聞翹連續催生了好幾根石金蟒行藤,體内的元靈力幾乎消耗一空,臉色微微發白。
無數的石金蟒行藤張牙舞爪地生長,漸漸形成一個牢籠,将那隻身形嬌小的邪魔困在其中,沒有偌大的空間閃避,想要捕捉它變得容易起來。
聞翹甩出石金蟒行鞭,一鞭将其卷住。
見那隻邪魔被石金蟒行鞭捆住,聞兔兔發出一聲尖銳的氣音,一躍而起,像顆炮彈一般,從肉墊中彈出鋒利鋼硬的利爪,狠狠地朝那隻邪魔揮過去。
邪魔的腦袋高高抛起,噴出一股血。
終于殺死這隻難纏的邪魔後,聞翹并未放松,再次反身折回,去獵殺那些被吸引過來的邪魔。
陣裡的人見狀,自然也無法再安心待下去。
“甯師弟,盛師弟,你們在這裡待着,我們去幫小師妹。”
自覺傷勢已好的幾人自然不願意待在後方被保護,趕緊離開安全陣,跑過去幫聞翹一起斬殺邪魔。易師兄那邊對付的邪魔實力太強,他們無能為力,對付其他的邪魔還是可以的。
一個時辰後,易炫他們終于将那隻十幾丈高的邪魔斬殺。
所有人渾身沐血,元靈力幾乎消耗一空,格外狼狽。
另一邊,聞翹和那些元脈境的弟子也将周圍聚攏到過來邪魔屠戮一空,現場彌漫着一股濃重的血腥味,不知堆積了多少屍體。

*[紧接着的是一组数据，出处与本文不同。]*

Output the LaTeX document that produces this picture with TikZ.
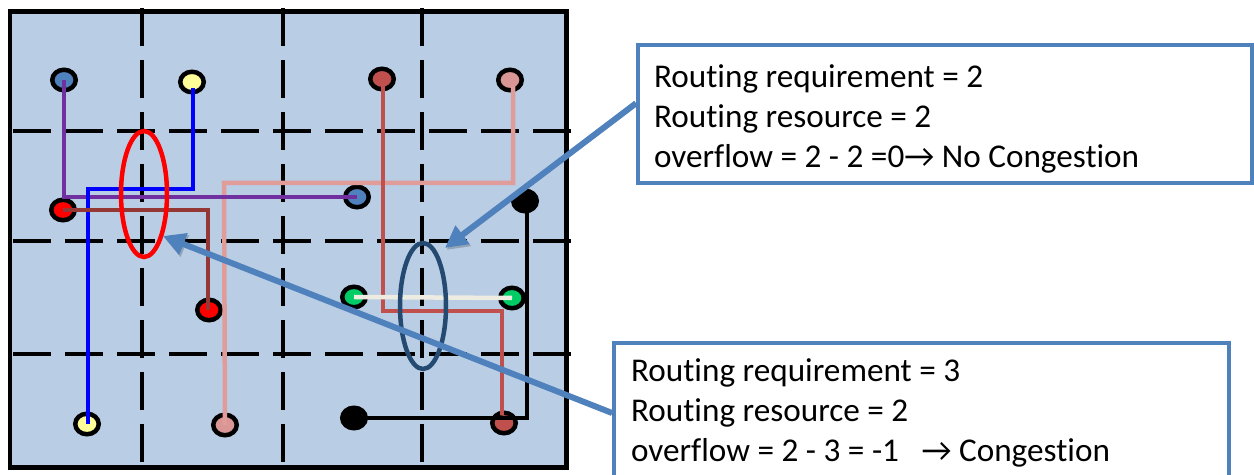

幸運的是沒有人死亡,受傷的人得以進甯遇洲用陣盤布下的防禦罩裡療傷。
将邪魔身上的魔靈珠都挖出來後,衆人迅速撤離此地,以免那濃重的血腥味引來其他厲害的邪魔。
在附近找到一個淨地,一行人趕緊進去休息。
甯遇洲抛出一個陣盤,在周圍布下一個防禦陣,隻見靈光閃過,形成一個圓形的罩,将衆人裹在裡面。
如今他們都已經知道甯遇洲可能還是個陣法師,見他拿出玄級的陣盤,并不驚訝。
甯遇洲給那些受傷的人治療。
這些人當時和易炫一起對付那隻怪物,受了傷也不能退,隻能咬牙切齒硬拼,總不能将它留給身後的那些元脈境以下的師弟師妹們。
“他們的毒怎麼樣?能解嗎?”易炫問。
甯遇洲動作不停,給他們一人塞了一顆解毒丹後,熟練地将一種綠色的藥膏塗抹在發黑的傷口上,一邊道:“放心,能解。”
那綠色藥膏不知道是什麼靈藥煉制的,塗抹在傷口時,發黑的傷口發出一陣滋滋的聲音,仿佛血肉被腐蝕,毅志再堅定的大男人也忍不住流下痛苦的男兒淚,嗷嗷叫起來。
“甯師弟,輕點啊……”
盛雲深同情地看着他,小聲地和其他人逼逼,“所以你們知道我先前為何叫得這般慘烈了吧?”
甯遇洲隻負責處理師兄們的傷,其他幾個師姐,他讓沒受傷的師姐過來幫忙。
他們這一組成員,包括聞翹在内,共有六個女性,數量并不多。
“男女授受不親,我有道侶了,還是自重些為好。”甯遇洲朝那些師姐笑了笑。
師姐們眼神柔和地說:“你說得對,自該如此。”
師姐們是真漢子,就算疼得冷汗涔涔,也咬牙不發一語,反而襯得那些嗷嗷叫的師兄們不夠男人。
不夠男人的師兄們:“……”難道他們真的連女人也比不上?還是甯師弟故意的?
“易師兄,你的傷也要處理。”甯遇洲朝易炫說。